Winning the Nobel Prize sounds like a fairytale so huge and momentous it couldn’t possibly be true. So much so, in fact, that one of this year’s laureates literally ignored the call telling him he’d won. It was down to Paul Milgrom’s co-recipient and neighbour Robert Wilson to bang on his door at 2:15 am on Monday, waking him up with the news they’d been awarded the 2020 Nobel Prize in Economic Sciences

The moment was captured on the Nest Cam outside Milgrom’s home in Stanford, California. Accompanied by his wife Mary, Wilson repeatedly knocked and rang the doorbell, rousing Milgrom to inform him of their accomplishment.

“It’s Bob Wilson,” he says. “You’ve won the Nobel Prize, and so they’re trying to reach you but they cannot. They don’t seem to have the number for you.”

“We gave them your cellphone number,” interjects Mary.

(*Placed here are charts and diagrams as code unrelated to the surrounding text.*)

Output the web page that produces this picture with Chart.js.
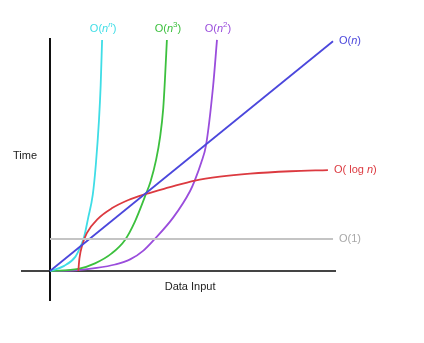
<!DOCTYPE html>
<html>
<head>
<meta charset="utf-8">
<title>Big O complexity</title>
<script src="https://cdn.jsdelivr.net/npm/chart.js@4.4.1/dist/chart.umd.min.js"></script>
<style>
  html, body { margin: 0; padding: 0; background: #fff; }
  #wrap { width: 424px; height: 343px; }
</style>
</head>
<body>
<div id="wrap"><canvas id="bigO"></canvas></div>
<script>
// values (x = data input, y = time, arbitrary units)
const constX = [0, 10];
const constY = [1.38, 1.38];

const logX = [1.0, 1.04, 1.14, 1.3, 1.71, 2.18, 2.77, 3.39, 4.2, 5.12, 6.0, 7.07, 8.5, 9.82];
const logY = [0, 0.55, 1.12, 1.63, 2.27, 2.7, 3.06, 3.32, 3.6, 3.9, 4.07, 4.2, 4.3, 4.35];

const linX = [0, 10];
const linY = [0, 9.9];

const quadX = [0, 1.0, 1.65, 2.3, 2.83, 3.3, 3.7, 4.35, 4.95, 5.12, 5.35, 5.51, 5.76, 5.9];
const quadY = [0, 0.04, 0.13, 0.28, 0.5, 0.88, 1.38, 2.3, 3.45, 3.92, 4.7, 5.4, 7.93, 9.96];

const cubeX = [0, 1.0, 1.59, 2.18, 2.65, 3.0, 3.39, 3.55, 3.75, 3.89, 4.0, 4.06, 4.13];
const cubeY = [0, 0.09, 0.33, 0.76, 1.34, 2.13, 3.32, 3.85, 4.8, 5.78, 7.0, 8.23, 9.96];

const expX = [0, 0.5, 0.9, 1.08, 1.2, 1.35, 1.51, 1.62, 1.73, 1.79, 1.84];
const expY = [0, 0.22, 0.62, 1.06, 1.45, 2.3, 3.28, 4.6, 6.5, 8.0, 9.96];

// axis ranges (the axes cross at 0,0)
const xRange = [-0.99, 10.07];
const yRange = [-1.25, 10];

// label texts: [text, style]
const labelConst = [["O(1)", ""]];
const labelLog = [["O( log ", ""], ["n", "i"], [")", ""]];
const labelLin = [["O(", ""], ["n", "i"], [")", ""]];
const labelQuad = [["O(", ""], ["n", "i"], ["2", "sup"], [")", ""]];
const labelCube = [["O(", ""], ["n", "i"], ["3", "sup"], [")", ""]];
const labelExp = [["O(", ""], ["n", "i"], ["n", "supi"], [")", ""]];

const FONT = "'Liberation Sans', Arial, Helvetica, sans-serif";

const toPoints = (xs, ys) => xs.map((x, i) => ({ x, y: ys[i] }));

function series(xs, ys, color, label, where) {
  return {
    data: toPoints(xs, ys),
    borderColor: color,
    borderWidth: 1.8,
    pointRadius: 0,
    showLine: true,
    fill: false,
    cubicInterpolationMode: "monotone",
    clip: 6,
    bigLabel: label,
    labelAt: where,
  };
}

function drawRich(ctx, parts, x, y, align) {
  const fontFor = (s) => {
    if (s === "i") return `italic 11px ${FONT}`;
    if (s === "sup") return `8px ${FONT}`;
    if (s === "supi") return `italic 8px ${FONT}`;
    return `11px ${FONT}`;
  };
  let w = 0;
  parts.forEach(([t, s]) => { ctx.font = fontFor(s); w += ctx.measureText(t).width; });
  let cx = align === "center" ? x - w / 2 : x;
  parts.forEach(([t, s]) => {
    ctx.font = fontFor(s);
    ctx.fillText(t, cx, s.startsWith("sup") ? y - 4 : y);
    cx += ctx.measureText(t).width;
  });
}

// üè∑Ô∏è curve labels + axis titles
const labelPlugin = {
  id: "bigOLabels",
  afterDraw(chart) {
    const ctx = chart.ctx;
    const { x, y } = chart.scales;
    ctx.save();
    ctx.textBaseline = "middle";
    chart.data.datasets.forEach((ds) => {
      const last = ds.data[ds.data.length - 1];
      const px = x.getPixelForValue(last.x);
      const py = y.getPixelForValue(last.y);
      ctx.fillStyle = ds.labelColor || ds.borderColor;
      if (ds.labelAt === "top") drawRich(ctx, ds.bigLabel, px + 1, py - 11, "center");
      else drawRich(ctx, ds.bigLabel, px + 6, py, "left");
    });
    ctx.fillStyle = "#222";
    ctx.font = `11px ${FONT}`;
    ctx.textAlign = "center";
    ctx.fillText("Time", chart.chartArea.left + 3, y.getPixelForValue(4.95));
    ctx.fillText("Data Input", x.getPixelForValue(4.95), y.getPixelForValue(0) + 16);
    ctx.restore();
  },
};

const gray = series(constX, constY, "#c4c4c4", labelConst, "right");
gray.labelColor = "#a8a8a8";

new Chart(document.getElementById("bigO"), {
  type: "scatter",
  data: {
    datasets: [
      gray,
      series(linX, linY, "#4b47dc", labelLin, "right"),
      series(logX, logY, "#dc3a40", labelLog, "right"),
      series(expX, expY, "#3fdde6", labelExp, "top"),
      series(cubeX, cubeY, "#3cc03e", labelCube, "top"),
      series(quadX, quadY, "#9a4ddc", labelQuad, "top"),
    ],
  },
  options: {
    responsive: true,
    maintainAspectRatio: false,
    animation: false,
    events: [],
    layout: { padding: { left: 22, right: 89, top: 39, bottom: 43 } },
    plugins: { legend: { display: false }, tooltip: { enabled: false } },
    scales: {
      x: {
        type: "linear",
        min: xRange[0],
        max: xRange[1],
        position: { y: 0 },
        ticks: { display: false },
        grid: { display: false, drawTicks: false },
        border: { display: true, color: "#444", width: 2 },
      },
      y: {
        type: "linear",
        min: yRange[0],
        max: yRange[1],
        position: { x: 0 },
        ticks: { display: false },
        grid: { display: false, drawTicks: false },
        border: { display: true, color: "#111", width: 2 },
      },
    },
  },
  plugins: [labelPlugin],
});
</script>
</body>
</html>
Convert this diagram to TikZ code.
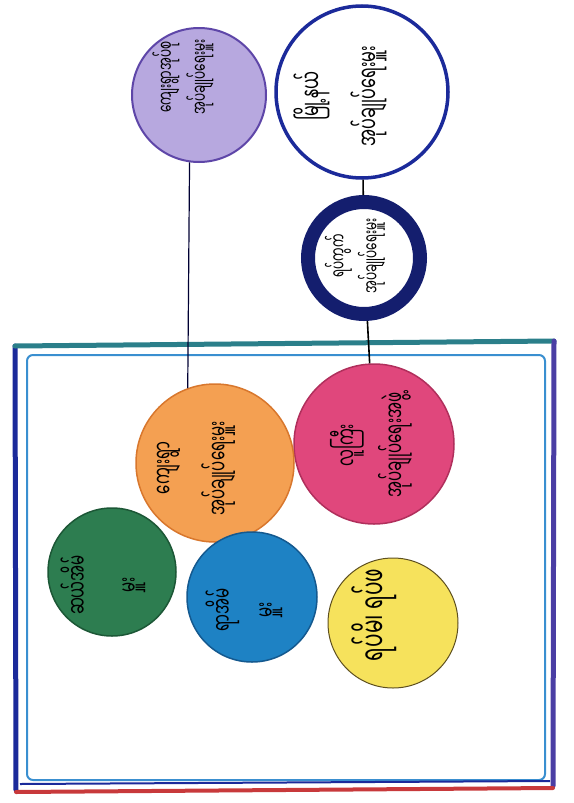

“Yeah, wow,” responds Milgrom, probably still wiping sleep from his eyes and half convinced this was a dream. He’d ignored the initial call from the Nobel committee because he’d thought it was spam, unplugging his landline. “Yeah, okay.”

The pair of economists from Stanford University have been awarded $10 million Swedish kronor for their work in auction theory and invention of new auction formats. That’s about US$1 million. 

“There are times that I have ideas and people think, ‘That’s too novel, that’s crazy, we’re not going to try that,'” Milgrom told Stanford University. “But I think that one of the effects of a prize like this is that people will pause before rejecting. They’ll take things more seriously, and that will help me make novel things happen.”

Mashable has reached out to Stanford University for comment.